Baltimore employment director to resign
Perkins-Cohen oversaw changes after unrest from Freddie Gray death
Jason Perkins-Cohen will leave his longtime position as director of the Mayor’s Office of Employment Development next week, according to the mayor’s office.
Baltimore Mayor Brandon Scott on Tuesday accepted Perkins-Cohen’s resignation, which takes effect March 21, according to a news release. MacKenzie Garvin, the office’s current chief of staff, will become the acting director of the mayoral office.
Perkins-Cohen said in a statement it was a “tremendous honor” to head the office and “bring truth to our shared value that every resident deserves the opportunity for meaningful work and a hopeful future.”

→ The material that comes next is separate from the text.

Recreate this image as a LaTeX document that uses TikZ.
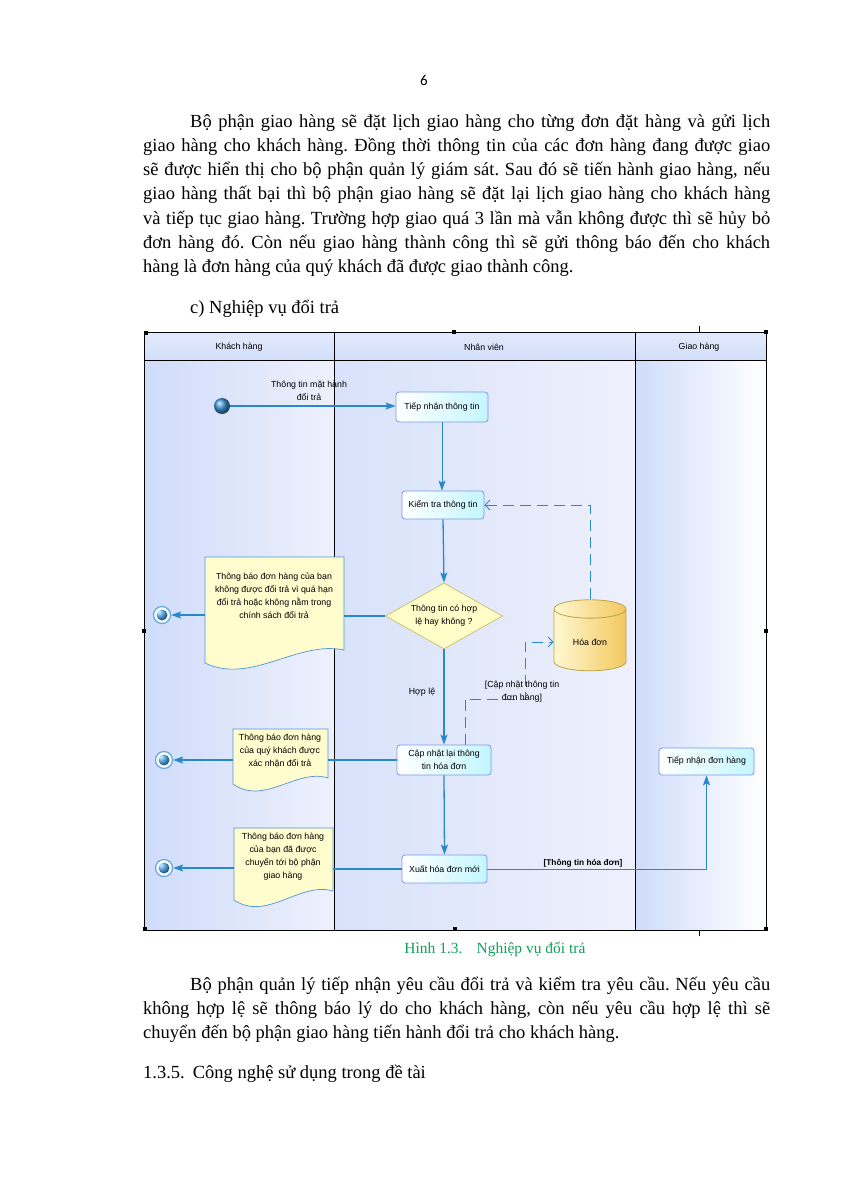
\documentclass[tikz,border=0pt]{standalone}
\usepackage{fontspec}
\setmainfont{Liberation Serif}
\newfontfamily\diagfont{Liberation Sans}
\newfontfamily\pagefont{Carlito}
\usetikzlibrary{shapes.geometric, arrows.meta, positioning}
\frenchspacing

\definecolor{flowblue}{RGB}{40,135,205}
\definecolor{ballblue}{RGB}{60,150,215}
\definecolor{boxedge}{RGB}{125,150,230}
\definecolor{boxcyan}{RGB}{195,246,255}
\definecolor{docfill}{RGB}{255,252,205}
\definecolor{docedge}{RGB}{80,150,215}
\definecolor{decfill}{RGB}{255,253,200}
\definecolor{decedge}{RGB}{205,195,110}
\definecolor{dbtop}{RGB}{255,248,210}
\definecolor{dbside}{RGB}{242,200,95}
\definecolor{dbedge}{RGB}{185,165,70}
\definecolor{lanedark}{RGB}{207,220,250}
\definecolor{lanemid}{RGB}{216,226,250}
\definecolor{lanelight}{RGB}{238,240,252}
\definecolor{headtop}{RGB}{228,234,252}
\definecolor{headfill}{RGB}{210,222,250}
\definecolor{capgreen}{RGB}{20,160,95}

% document symbol: left x, top y, right x, right-bottom y, left-bottom y
\newcommand{\docshape}[5]{%
  \filldraw[docline] (#1,#2) -- (#3,#2) -- (#3,#4)
    .. controls ({#3-0.33*(#3-#1)},{#4-10}) and ({#1+0.33*(#3-#1)},{#5+22}) .. (#1,#5) -- cycle;}

\begin{document}
\begin{tikzpicture}[
  x=1pt, y=-1pt,
  bodytext/.style={font=\fontsize{18.5}{24.2}\selectfont, text width=627pt, align=justify, inner sep=0pt},
  linetext/.style={font=\fontsize{18.5}{24.2}\selectfont, inner sep=0pt},
  dfont/.style={font=\diagfont\fontsize{8.8}{13}\selectfont},
  actbox/.style={rectangle, rounded corners=3pt, draw=boxedge, line width=0.8pt, left color=white, right color=boxcyan, dfont, align=center, inner sep=1pt},
  decision/.style={diamond, aspect=1.77, draw=decedge, line width=0.8pt, fill=decfill, minimum width=117pt, minimum height=66pt, inner sep=0pt, dfont, align=center},
  store/.style={cylinder, shape border rotate=90, aspect=0.45, draw=dbedge, line width=0.8pt, left color=dbtop, right color=dbside, minimum width=72pt, minimum height=71pt, dfont},
  docline/.style={draw=docedge, line width=0.7pt, fill=docfill},
  doctext/.style={dfont, align=center, inner sep=0pt},
  startnode/.style={circle, minimum size=16pt, inner sep=0pt, ball color=ballblue},
  endnode/.style={circle, draw=flowblue!70, line width=1.3pt, fill=white, minimum size=17pt, inner sep=0pt,
    path picture={\shade[ball color=ballblue] (path picture bounding box.center) circle (5.5pt);}},
  lbl/.style={dfont, align=center, inner sep=0pt},
  flow/.style={draw=flowblue, line width=1.3pt, -{Stealth[length=10pt, width=7pt, inset=2pt]}},
  flowthin/.style={draw=flowblue, line width=0.8pt, -{Stealth[length=10pt, width=7pt, inset=2pt]}},
  link/.style={draw=flowblue, line width=1.3pt},
  objflow/.style={draw=flowblue, line width=0.8pt, dash pattern=on 11pt off 6pt, -{Straight Barb[length=5pt, width=10pt]}},
  lanerule/.style={draw=black, line width=0.7pt},
  handle/.style={fill=black}
]
\useasboundingbox (0,0) rectangle (849,1200);
\fill[white] (0,0) rectangle (849,1200);

% page text
\node[font=\pagefont\fontsize{15}{17}\selectfont, anchor=base] (pageno) at (424,85) {6};
\node[bodytext, anchor=north west] (paraA) at (143,110.06) {\strut\hspace*{47pt}Bộ phận giao hàng sẽ đặt lịch giao hàng cho từng đơn đặt hàng và gửi lịch\linebreak
giao hàng cho khách hàng. Đồng thời thông tin của các đơn hàng đang được giao\linebreak
sẽ được hiển thị cho bộ phận quản lý giám sát. Sau đó sẽ tiến hành giao hàng, nếu\linebreak
giao hàng thất bại thì bộ phận giao hàng sẽ đặt lại lịch giao hàng cho khách hàng\linebreak
và tiếp tục giao hàng. Trường hợp giao quá 3 lần mà vẫn không được thì sẽ hủy bỏ\linebreak
đơn hàng đó. Còn nếu giao hàng thành công thì sẽ gửi thông báo đến cho khách\linebreak
hàng là đơn hàng của quý khách đã được giao thành công.};
\node[linetext, anchor=base west] (subhead) at (190,313) {c) Nghiệp vụ đổi trả};

% swimlanes
\shade[left color=lanedark, right color=lanelight] (144,360) rectangle (334,930);
\shade[left color=lanemid, right color=lanelight] (334,360) rectangle (635,930);
\shade[left color=lanedark, right color=white] (635,360) rectangle (766,930);
\shade[top color=headtop, bottom color=headfill] (144,332) rectangle (766,360);
\draw[lanerule] (144,332) rectangle (766,930);
\draw[lanerule] (334,332) -- (334,930);
\draw[lanerule] (635,332) -- (635,930);
\draw[lanerule] (144,360) -- (766,360);
\foreach \hx/\hy in {146/333, 454/332, 766/332, 144/631, 766/631, 145/929, 455/929, 766/929}
  \fill[handle] (\hx-2,\hy-2) rectangle (\hx+2,\hy+2);
\foreach \hx/\hy in {699/329, 699/933}
  \fill[handle] (\hx-0.5,\hy-3) rectangle (\hx+0.5,\hy+3);
\node[lbl] (laneA) at (239,347) {Khách hàng};
\node[lbl] (laneB) at (484,347) {Nhân viên};
\node[lbl] (laneC) at (699,347) {Giao hàng};

% document symbols
\docshape{205}{557}{344}{650}{663}
\docshape{233}{729}{328}{778}{784}
\docshape{234}{828}{333}{891}{900}
\coordinate (rejR) at (344,616);
\coordinate (rejL) at (205,615);
\coordinate (okR) at (328,760);
\coordinate (okL) at (233,760);
\coordinate (sentR) at (333,869);
\coordinate (sentL) at (234,868);
\node[doctext] (rejtext) at (274,596) {Thông báo đơn hàng của bạn\\không được đổi trả vì quá hạn\\đổi trả hoặc không nằm trong\\chính sách đổi trả};
\node[doctext] (oktext) at (280,751) {Thông báo đơn hàng\\của quý khách được\\xác nhận đổi trả};
\node[doctext] (senttext) at (283,857) {Thông báo đơn hàng\\của bạn đã được\\chuyển tới bộ phận\\giao hàng};

% activities
\node[startnode] (start) at (222,406) {};
\node[actbox, minimum width=92pt, minimum height=30pt] (recv) at (442,407) {Tiếp nhận thông tin};
\node[actbox, minimum width=82pt, minimum height=28pt] (check) at (443,505) {Kiểm tra thông tin};
\node[decision] (dec) at (444,616) {Thông tin có hợp\\lệ hay không ?};
\node[store] (inv) at (590,642) {Hóa đơn};
\node[actbox, minimum width=94pt, minimum height=30pt] (upd) at (444,760) {Cập nhật lại thông\\tin hóa đơn};
\node[actbox, minimum width=85pt, minimum height=28pt] (exp) at (444.5,869) {Xuất hóa đơn mới};
\node[actbox, minimum width=95pt, minimum height=27pt] (ship) at (706.5,761.5) {Tiếp nhận đơn hàng};
\node[endnode] (endA) at (162,615) {};
\node[endnode] (endB) at (164,760) {};
\node[endnode] (endC) at (164,868) {};

% flows
\draw[flow] (start) -- (start -| recv.west);
\node[lbl] (infolbl) at (309,391) {Thông tin mặt hành\\đổi trả};
\draw[flowthin] (recv.south) -- (recv.south |- check.north);
\draw[flow] (check.south) -- (dec.north);
\draw[link] (dec.west) -- (rejR);
\draw[flow] (rejL) -- (endA);
\draw[flow] (dec.south) -- (upd.north);
\node[lbl] (oklbl) at (422,692) {Hợp lệ};
\draw[link] (upd.west) -- (okR);
\draw[flow] (okL) -- (endB);
\draw[flow] (upd.south) -- (exp.north);
\draw[link] (exp.west) -- (sentR);
\draw[flow] (sentL) -- (endC);
\draw[flowthin] (exp.east) -| (ship.south);
\node[lbl, font=\diagfont\bfseries\fontsize{8.3}{10}\selectfont] (billlbl) at (583,863) {[Thông tin hóa đơn]};
\coordinate (bend) at (525,699);
\draw[objflow] ([xshift=21pt]upd.north) |- (bend) |- (inv.west);
\node[lbl] (updlbl) at (522,692) {[Cập nhật thông tin\\đơn hàng]};
\draw[objflow] (inv.north) |- (check.east);

% caption and closing text
\node[linetext, font=\fontsize{15.5}{18}\selectfont, text=capgreen, anchor=base] (cap) at (495,953) {Hình 1.3.\hspace{14pt}Nghiệp vụ đổi trả};
\node[bodytext, anchor=north west] (paraB) at (143,973.06) {\strut\hspace*{47pt}Bộ phận quản lý tiếp nhận yêu cầu đổi trả và kiểm tra yêu cầu. Nếu yêu cầu\linebreak
không hợp lệ sẽ thông báo lý do cho khách hàng, còn nếu yêu cầu hợp lệ thì sẽ\linebreak
chuyển đến bộ phận giao hàng tiến hành đổi trả cho khách hàng.};
\node[linetext, anchor=base west] (sect) at (143,1078) {1.3.5.\hspace{8pt}Công nghệ sử dụng trong đề tài};
\end{tikzpicture}
\end{document}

“I wish Mr. Perkins-Cohen all of the best in his future endeavors, and it has been my honor and privilege to watch the transformation of this office over the years,” Scott said in the statement.
Previously the director of the Job Opportunities Task Force, a Baltimore-based nonprofit that focuses on low-wage workers, Perkins-Cohen was appointed by former Mayor Stephanie Rawlings-Blake to head the employment development office in February 2015.

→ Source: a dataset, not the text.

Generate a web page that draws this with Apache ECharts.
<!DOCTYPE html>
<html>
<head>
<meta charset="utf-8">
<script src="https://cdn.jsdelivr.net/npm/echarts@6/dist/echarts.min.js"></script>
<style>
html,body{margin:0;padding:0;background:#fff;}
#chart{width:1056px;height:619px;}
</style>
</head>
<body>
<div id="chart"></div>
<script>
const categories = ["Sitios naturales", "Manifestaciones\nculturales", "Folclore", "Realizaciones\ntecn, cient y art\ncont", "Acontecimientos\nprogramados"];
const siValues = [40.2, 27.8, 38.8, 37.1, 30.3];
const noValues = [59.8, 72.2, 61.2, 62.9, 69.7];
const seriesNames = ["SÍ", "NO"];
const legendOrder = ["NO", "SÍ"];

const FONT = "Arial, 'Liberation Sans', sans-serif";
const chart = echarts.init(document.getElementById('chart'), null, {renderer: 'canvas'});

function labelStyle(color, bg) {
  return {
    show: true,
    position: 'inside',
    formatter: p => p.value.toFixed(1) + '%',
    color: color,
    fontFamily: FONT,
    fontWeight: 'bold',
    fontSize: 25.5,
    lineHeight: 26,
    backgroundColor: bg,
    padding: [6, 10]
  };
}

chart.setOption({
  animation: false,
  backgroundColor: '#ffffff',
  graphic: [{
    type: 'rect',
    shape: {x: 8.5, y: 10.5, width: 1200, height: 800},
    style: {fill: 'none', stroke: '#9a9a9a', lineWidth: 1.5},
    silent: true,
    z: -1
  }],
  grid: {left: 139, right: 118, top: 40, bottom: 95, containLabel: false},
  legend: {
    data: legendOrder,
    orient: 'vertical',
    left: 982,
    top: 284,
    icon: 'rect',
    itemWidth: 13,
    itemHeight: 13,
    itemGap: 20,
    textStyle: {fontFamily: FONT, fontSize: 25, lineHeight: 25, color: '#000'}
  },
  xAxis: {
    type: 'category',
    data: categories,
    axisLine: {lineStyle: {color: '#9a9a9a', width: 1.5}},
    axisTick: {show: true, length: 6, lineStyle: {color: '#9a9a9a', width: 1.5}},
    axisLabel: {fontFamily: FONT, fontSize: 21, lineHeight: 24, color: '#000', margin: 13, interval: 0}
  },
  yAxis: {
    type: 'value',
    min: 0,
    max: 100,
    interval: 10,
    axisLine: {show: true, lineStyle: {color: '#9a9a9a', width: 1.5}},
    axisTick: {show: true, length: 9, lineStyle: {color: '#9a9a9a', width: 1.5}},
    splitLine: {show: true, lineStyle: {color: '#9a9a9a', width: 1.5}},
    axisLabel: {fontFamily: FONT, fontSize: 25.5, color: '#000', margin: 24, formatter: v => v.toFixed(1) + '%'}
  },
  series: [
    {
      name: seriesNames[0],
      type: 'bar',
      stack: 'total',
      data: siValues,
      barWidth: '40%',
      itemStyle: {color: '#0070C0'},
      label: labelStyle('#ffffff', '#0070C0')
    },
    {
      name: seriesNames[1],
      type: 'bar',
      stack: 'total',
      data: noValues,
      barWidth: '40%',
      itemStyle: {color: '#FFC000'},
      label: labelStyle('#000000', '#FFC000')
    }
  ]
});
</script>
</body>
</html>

The mayoral office largely restructured following the unrest stemming from the death of Freddie Gray, which erupted shortly after Perkins-Cohen was appointed to the post. His office oversaw the distribution of $5 million in federal job training grants issued to the city in response to the unrest.
The office used the federal funds to target “disconnected” youth by creating new city employment programs such as One Baltimore for Jobs, and by largely expanding city offerings such as the summer YouthWorks program. Years later, he supervised fixes to the youth summer employment program when a city audit found it was paying some participants for work they didn’t do.

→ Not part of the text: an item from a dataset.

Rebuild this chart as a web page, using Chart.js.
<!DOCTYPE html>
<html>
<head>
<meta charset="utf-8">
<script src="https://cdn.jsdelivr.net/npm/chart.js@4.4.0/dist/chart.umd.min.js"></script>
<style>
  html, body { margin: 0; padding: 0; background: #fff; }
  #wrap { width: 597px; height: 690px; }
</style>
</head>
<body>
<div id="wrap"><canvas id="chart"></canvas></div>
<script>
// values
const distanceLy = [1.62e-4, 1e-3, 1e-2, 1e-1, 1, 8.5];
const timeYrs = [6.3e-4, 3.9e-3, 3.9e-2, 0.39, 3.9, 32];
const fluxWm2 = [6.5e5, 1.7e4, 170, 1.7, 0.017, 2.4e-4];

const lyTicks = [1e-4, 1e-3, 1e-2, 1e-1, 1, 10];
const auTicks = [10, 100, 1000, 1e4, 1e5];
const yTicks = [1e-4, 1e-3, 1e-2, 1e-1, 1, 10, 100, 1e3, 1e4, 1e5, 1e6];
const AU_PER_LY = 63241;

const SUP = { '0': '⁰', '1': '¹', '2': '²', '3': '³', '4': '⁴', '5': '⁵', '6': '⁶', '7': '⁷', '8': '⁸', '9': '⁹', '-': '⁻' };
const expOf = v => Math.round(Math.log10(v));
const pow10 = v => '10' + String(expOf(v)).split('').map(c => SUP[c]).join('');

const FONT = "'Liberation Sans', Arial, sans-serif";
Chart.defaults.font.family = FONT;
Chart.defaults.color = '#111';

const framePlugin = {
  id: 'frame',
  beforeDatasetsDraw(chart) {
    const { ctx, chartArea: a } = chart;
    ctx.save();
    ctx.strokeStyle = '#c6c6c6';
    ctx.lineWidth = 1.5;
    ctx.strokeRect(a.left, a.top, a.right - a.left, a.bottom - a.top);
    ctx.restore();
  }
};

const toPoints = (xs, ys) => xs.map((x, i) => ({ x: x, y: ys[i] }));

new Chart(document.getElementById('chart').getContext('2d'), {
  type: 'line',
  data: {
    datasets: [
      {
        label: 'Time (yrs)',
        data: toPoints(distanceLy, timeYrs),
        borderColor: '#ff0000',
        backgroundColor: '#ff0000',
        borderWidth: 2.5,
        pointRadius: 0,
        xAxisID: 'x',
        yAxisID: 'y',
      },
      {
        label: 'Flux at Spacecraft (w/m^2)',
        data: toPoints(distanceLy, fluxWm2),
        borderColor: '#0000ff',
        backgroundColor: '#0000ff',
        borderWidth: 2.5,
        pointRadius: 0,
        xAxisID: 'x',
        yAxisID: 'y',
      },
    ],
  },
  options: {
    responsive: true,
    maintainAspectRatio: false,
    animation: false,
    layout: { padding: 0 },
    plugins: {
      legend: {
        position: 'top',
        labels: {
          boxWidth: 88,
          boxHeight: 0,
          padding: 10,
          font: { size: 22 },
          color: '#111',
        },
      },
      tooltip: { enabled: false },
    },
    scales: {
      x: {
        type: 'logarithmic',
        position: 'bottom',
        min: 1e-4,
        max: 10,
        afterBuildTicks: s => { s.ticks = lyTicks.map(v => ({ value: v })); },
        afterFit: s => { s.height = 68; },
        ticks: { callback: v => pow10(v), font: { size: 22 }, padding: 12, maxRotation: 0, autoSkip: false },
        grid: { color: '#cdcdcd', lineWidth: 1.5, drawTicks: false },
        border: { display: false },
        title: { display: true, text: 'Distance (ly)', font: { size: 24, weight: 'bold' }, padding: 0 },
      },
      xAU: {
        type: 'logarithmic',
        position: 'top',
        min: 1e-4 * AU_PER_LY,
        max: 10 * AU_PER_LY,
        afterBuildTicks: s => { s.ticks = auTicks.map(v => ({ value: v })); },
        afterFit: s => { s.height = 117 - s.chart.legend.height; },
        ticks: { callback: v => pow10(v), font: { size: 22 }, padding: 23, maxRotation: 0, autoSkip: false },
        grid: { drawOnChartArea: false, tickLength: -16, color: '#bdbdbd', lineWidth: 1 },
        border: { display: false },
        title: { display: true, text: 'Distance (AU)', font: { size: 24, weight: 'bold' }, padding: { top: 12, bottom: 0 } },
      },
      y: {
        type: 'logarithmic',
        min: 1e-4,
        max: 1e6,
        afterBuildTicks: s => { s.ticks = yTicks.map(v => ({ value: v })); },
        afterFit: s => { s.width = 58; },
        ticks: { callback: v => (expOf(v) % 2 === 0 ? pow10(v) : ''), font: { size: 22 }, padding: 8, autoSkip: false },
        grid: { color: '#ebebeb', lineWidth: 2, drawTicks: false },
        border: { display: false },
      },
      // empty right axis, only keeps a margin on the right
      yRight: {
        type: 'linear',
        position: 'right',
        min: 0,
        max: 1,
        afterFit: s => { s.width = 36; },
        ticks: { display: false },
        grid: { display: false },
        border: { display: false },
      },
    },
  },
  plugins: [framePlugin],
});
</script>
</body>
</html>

When COVID-19 suspended summer job programs nationwide, Perkins-Cohen’s office continued offering a scaled-back version, bringing back a hybrid model in 2021.
The employment office also helped to relocate students at a job training center previously headed by Mayor Catherine Pugh, which closed its doors when it was raided by federal agents investigating Pugh and her associates. The former director of the Maryland Center for Adult Training later pleaded guilty to tax fraud charge and was sentenced to 24 months in federal prison.